**Exercise task**
Retype the records below from their first line through the line holding "from matplotlib.lines import Line2D", including both ends and no pictures.

[Entries with chart source code]

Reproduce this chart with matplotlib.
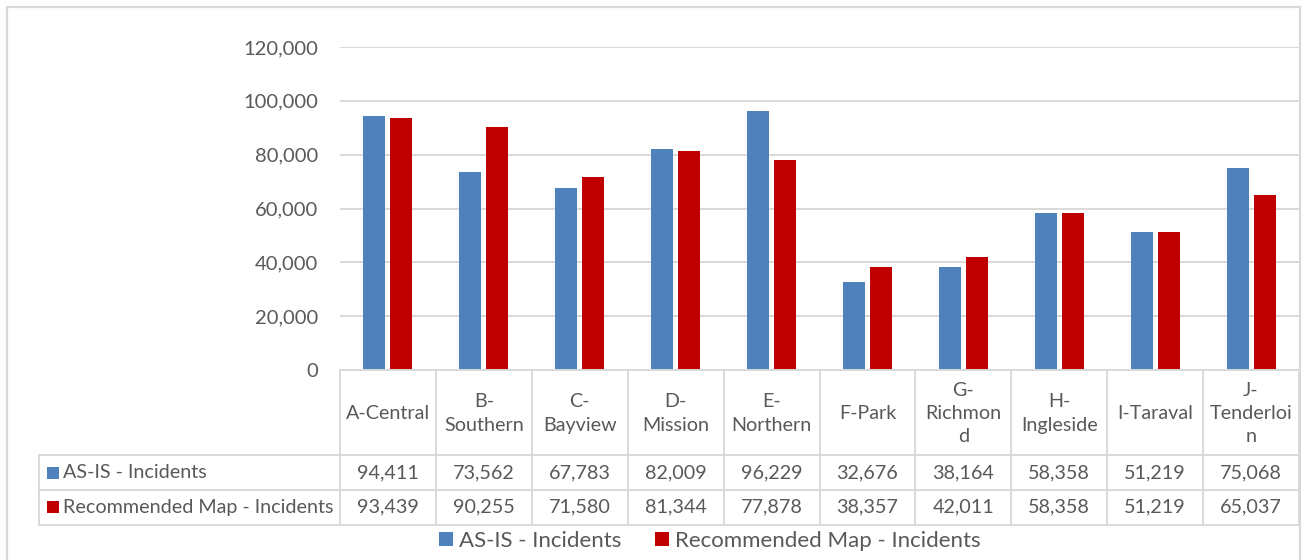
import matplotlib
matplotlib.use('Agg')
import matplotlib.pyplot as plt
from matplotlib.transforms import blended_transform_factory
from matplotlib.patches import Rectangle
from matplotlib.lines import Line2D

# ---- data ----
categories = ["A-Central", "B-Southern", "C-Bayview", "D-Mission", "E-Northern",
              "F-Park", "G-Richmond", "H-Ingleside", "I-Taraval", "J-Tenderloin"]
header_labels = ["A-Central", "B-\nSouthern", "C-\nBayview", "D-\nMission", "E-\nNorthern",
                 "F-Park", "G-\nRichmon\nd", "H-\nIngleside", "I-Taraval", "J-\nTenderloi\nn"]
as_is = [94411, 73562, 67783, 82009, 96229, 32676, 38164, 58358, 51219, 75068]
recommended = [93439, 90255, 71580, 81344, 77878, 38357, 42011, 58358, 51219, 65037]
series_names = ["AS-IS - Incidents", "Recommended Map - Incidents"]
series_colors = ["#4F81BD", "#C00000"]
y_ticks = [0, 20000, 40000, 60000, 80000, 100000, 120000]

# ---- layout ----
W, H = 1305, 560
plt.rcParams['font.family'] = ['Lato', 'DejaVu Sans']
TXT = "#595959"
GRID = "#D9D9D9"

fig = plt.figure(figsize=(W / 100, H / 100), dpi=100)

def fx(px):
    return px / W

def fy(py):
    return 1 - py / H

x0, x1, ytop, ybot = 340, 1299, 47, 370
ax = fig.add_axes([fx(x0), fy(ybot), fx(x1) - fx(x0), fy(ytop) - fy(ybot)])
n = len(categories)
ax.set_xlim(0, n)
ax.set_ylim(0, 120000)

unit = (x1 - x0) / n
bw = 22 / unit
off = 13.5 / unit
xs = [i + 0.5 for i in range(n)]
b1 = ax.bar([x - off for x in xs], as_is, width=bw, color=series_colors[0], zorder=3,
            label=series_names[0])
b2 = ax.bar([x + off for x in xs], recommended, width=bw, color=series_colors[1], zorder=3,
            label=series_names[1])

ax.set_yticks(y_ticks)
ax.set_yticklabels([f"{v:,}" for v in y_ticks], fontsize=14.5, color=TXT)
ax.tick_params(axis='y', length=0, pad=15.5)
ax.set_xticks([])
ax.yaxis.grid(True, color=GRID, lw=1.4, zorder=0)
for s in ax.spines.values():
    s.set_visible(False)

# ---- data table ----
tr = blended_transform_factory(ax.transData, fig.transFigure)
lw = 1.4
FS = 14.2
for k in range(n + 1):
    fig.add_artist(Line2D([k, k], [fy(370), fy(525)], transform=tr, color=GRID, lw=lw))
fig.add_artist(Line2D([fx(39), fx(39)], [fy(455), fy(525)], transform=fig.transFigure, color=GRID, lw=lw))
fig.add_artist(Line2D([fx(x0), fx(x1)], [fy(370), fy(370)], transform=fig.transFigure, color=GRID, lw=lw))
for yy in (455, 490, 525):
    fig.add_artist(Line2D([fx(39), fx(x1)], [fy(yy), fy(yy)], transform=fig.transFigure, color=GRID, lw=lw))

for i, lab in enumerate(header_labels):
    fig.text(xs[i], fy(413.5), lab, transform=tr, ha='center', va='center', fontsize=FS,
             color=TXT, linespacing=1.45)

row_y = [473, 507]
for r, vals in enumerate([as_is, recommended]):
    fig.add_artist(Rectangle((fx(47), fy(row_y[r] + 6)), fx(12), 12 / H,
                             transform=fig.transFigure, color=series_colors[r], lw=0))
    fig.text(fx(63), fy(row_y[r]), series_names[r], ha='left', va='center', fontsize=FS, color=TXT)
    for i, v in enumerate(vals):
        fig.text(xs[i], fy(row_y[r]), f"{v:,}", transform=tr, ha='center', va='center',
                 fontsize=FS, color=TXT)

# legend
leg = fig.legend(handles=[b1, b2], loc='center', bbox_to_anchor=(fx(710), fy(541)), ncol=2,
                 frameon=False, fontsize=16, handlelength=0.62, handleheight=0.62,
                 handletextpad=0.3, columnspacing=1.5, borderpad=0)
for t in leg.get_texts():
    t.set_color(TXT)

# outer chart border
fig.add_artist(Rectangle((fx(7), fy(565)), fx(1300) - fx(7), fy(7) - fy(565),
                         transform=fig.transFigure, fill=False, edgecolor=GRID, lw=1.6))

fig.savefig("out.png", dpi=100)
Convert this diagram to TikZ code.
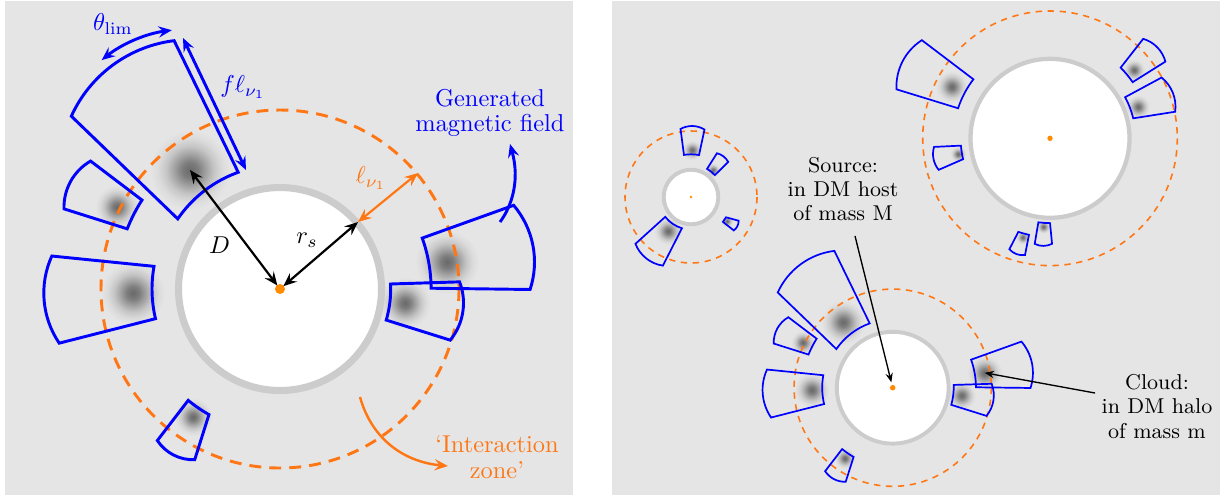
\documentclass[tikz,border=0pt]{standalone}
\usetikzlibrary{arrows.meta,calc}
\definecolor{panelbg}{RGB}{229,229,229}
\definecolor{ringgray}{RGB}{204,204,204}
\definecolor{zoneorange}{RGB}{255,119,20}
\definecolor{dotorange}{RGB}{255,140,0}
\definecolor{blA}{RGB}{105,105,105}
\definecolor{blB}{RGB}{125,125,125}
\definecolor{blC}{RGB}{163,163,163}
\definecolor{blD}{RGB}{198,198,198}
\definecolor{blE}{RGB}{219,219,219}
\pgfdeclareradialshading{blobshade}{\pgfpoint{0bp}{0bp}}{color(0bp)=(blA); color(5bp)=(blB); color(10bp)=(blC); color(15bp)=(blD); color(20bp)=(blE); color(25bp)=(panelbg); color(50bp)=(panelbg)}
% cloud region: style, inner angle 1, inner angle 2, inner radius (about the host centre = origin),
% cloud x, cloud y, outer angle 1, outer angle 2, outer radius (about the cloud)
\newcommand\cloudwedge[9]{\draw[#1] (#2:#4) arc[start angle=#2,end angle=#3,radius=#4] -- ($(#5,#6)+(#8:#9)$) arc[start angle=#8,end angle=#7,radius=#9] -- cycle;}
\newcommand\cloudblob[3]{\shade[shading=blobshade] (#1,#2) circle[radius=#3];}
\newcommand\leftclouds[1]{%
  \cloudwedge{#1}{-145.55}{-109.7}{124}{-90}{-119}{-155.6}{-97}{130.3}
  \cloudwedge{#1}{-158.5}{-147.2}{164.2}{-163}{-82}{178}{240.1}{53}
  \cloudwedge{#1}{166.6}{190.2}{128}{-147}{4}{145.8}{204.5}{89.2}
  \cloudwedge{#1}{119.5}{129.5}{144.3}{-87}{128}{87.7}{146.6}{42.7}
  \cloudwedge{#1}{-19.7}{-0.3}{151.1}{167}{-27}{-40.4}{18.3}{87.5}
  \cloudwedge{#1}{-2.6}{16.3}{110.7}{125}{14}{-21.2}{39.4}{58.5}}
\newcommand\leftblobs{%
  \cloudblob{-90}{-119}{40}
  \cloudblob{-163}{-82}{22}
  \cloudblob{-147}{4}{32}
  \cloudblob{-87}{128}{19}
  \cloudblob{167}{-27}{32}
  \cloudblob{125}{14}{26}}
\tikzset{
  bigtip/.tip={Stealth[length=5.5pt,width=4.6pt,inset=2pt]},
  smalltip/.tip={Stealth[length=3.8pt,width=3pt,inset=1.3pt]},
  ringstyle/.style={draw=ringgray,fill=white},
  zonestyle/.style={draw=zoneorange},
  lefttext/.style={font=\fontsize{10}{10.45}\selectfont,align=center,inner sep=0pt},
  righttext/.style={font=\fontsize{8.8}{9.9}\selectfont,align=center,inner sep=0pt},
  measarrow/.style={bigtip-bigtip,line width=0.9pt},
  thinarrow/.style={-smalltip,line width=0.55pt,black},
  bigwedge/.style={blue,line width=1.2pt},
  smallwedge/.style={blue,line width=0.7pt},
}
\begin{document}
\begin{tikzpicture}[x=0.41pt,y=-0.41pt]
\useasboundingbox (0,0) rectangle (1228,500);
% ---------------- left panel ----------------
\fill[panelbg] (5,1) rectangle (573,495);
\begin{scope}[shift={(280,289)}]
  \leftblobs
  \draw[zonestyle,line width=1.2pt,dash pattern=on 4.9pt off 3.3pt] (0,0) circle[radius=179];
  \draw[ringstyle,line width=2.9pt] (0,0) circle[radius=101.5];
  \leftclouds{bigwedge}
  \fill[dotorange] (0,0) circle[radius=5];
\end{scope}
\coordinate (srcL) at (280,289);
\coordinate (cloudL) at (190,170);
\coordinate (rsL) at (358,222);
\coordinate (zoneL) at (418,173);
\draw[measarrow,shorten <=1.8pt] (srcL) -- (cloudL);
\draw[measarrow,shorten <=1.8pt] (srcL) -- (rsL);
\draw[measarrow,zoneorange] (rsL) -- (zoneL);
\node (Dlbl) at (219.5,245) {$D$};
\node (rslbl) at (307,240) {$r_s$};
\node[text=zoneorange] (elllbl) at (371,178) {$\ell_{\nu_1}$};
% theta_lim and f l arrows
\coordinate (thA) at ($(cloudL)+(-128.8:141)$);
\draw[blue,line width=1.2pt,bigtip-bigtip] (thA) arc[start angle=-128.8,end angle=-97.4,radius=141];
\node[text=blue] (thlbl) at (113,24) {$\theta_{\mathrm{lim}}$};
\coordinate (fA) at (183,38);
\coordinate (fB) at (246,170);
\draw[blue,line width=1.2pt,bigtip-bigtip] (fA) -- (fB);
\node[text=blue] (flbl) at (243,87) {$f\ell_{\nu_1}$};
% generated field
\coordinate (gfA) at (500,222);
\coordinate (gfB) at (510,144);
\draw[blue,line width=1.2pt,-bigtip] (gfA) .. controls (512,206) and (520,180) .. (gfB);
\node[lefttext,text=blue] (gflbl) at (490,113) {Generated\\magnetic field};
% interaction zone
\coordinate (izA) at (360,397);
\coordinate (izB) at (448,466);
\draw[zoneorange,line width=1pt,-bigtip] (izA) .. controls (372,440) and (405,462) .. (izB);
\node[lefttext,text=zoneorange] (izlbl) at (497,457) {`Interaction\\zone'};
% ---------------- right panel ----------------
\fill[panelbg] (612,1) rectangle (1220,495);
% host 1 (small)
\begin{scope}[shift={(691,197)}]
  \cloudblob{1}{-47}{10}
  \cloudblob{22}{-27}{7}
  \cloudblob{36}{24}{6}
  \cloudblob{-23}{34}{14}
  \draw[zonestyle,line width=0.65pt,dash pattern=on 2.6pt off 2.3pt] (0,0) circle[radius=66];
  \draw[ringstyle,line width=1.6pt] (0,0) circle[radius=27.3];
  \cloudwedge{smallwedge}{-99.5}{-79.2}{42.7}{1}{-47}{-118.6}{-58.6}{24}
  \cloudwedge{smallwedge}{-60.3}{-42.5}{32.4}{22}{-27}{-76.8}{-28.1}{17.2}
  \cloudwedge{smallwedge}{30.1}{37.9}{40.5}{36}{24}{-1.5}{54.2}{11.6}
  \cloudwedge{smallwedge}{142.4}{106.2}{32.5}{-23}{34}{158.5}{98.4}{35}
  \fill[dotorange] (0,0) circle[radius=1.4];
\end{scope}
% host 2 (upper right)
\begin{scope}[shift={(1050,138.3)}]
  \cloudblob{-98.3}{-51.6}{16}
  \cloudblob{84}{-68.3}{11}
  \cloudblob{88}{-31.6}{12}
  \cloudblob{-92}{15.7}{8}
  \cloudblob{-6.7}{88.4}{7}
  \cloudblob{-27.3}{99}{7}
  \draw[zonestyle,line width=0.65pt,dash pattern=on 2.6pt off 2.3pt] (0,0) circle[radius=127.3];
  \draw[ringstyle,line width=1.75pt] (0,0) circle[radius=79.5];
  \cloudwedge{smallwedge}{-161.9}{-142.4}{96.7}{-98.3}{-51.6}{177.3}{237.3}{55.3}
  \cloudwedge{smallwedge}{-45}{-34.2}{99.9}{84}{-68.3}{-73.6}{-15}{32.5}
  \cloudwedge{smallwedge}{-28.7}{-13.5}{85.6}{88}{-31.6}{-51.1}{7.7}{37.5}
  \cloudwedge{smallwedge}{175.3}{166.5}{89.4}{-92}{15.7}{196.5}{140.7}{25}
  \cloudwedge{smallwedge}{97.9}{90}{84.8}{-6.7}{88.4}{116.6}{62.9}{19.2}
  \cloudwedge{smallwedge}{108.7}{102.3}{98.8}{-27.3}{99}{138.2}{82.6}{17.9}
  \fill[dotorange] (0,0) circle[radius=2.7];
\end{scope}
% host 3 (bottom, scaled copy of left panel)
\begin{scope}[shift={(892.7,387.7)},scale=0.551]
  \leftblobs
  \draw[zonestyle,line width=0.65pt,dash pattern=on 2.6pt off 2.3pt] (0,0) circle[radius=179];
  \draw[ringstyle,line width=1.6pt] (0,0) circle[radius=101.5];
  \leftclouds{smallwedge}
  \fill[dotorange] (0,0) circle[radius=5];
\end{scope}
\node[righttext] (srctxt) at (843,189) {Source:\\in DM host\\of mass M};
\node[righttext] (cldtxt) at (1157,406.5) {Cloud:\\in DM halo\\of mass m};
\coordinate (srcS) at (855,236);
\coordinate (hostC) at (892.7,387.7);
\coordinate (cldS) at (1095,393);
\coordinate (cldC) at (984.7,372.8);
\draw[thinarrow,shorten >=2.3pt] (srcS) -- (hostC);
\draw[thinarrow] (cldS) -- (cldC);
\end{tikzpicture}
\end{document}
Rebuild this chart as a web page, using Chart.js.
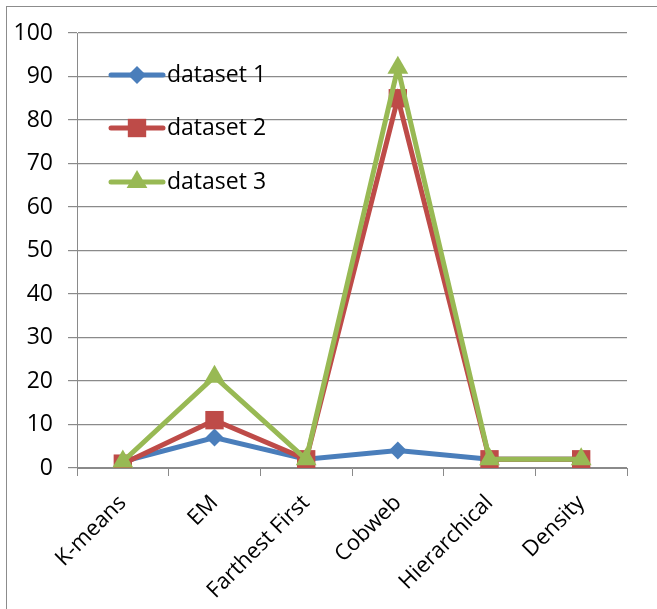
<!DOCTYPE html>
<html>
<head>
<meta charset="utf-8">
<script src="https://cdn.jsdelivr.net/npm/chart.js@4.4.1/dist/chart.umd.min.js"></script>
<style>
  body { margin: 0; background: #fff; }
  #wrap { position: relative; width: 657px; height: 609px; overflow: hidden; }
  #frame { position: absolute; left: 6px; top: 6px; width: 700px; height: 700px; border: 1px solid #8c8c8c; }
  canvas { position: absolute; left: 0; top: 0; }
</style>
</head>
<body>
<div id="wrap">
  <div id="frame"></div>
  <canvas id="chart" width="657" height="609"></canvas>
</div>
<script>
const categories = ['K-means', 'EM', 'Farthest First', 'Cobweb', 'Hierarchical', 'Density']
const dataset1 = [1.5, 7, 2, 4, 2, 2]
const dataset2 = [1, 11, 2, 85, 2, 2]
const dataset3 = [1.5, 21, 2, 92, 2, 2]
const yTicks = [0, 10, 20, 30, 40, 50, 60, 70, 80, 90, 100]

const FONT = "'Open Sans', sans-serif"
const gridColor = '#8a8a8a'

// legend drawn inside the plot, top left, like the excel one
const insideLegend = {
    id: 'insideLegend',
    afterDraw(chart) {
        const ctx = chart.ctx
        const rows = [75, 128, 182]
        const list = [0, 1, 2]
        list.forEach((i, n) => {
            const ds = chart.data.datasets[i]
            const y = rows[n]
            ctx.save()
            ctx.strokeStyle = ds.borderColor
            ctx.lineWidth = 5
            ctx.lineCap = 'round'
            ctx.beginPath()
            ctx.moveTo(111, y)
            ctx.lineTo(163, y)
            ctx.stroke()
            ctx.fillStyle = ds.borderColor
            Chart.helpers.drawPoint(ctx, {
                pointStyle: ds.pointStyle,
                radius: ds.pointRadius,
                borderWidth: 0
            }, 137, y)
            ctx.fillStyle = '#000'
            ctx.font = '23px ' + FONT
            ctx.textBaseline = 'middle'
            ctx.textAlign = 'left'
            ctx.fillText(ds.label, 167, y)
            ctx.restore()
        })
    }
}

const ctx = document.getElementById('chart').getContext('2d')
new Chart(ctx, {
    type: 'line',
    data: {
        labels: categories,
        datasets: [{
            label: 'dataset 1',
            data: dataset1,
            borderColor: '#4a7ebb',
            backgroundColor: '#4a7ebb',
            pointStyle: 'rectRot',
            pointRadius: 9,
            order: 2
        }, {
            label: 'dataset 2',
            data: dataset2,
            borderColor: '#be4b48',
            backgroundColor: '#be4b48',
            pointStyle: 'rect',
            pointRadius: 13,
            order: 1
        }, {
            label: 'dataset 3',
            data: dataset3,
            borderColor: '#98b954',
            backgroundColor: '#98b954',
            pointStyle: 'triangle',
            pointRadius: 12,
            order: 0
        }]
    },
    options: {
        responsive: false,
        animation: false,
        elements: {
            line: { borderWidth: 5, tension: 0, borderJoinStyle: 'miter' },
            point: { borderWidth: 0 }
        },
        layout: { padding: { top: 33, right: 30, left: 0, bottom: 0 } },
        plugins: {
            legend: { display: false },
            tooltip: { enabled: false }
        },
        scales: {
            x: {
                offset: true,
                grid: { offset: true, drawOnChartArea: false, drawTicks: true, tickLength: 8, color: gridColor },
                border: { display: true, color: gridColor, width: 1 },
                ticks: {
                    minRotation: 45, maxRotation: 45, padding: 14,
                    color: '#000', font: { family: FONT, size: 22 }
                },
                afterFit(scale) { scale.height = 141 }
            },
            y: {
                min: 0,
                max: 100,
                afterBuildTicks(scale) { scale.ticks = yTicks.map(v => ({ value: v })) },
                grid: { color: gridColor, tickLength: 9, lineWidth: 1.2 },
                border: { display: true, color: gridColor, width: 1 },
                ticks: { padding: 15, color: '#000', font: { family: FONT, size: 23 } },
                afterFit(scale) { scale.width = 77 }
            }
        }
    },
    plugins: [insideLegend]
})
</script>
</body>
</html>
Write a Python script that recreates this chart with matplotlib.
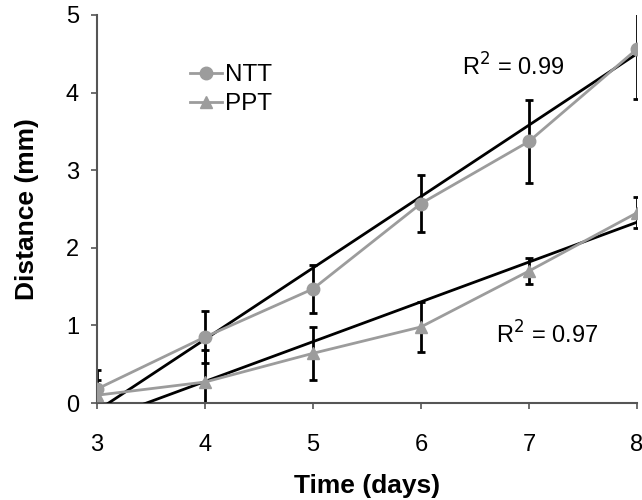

**Response to the exercise**
Reproduce this chart with matplotlib.
import matplotlib
matplotlib.use('Agg')
import matplotlib.pyplot as plt
from matplotlib.transforms import blended_transform_factory
from matplotlib.patches import Rectangle
from matplotlib.lines import Line2D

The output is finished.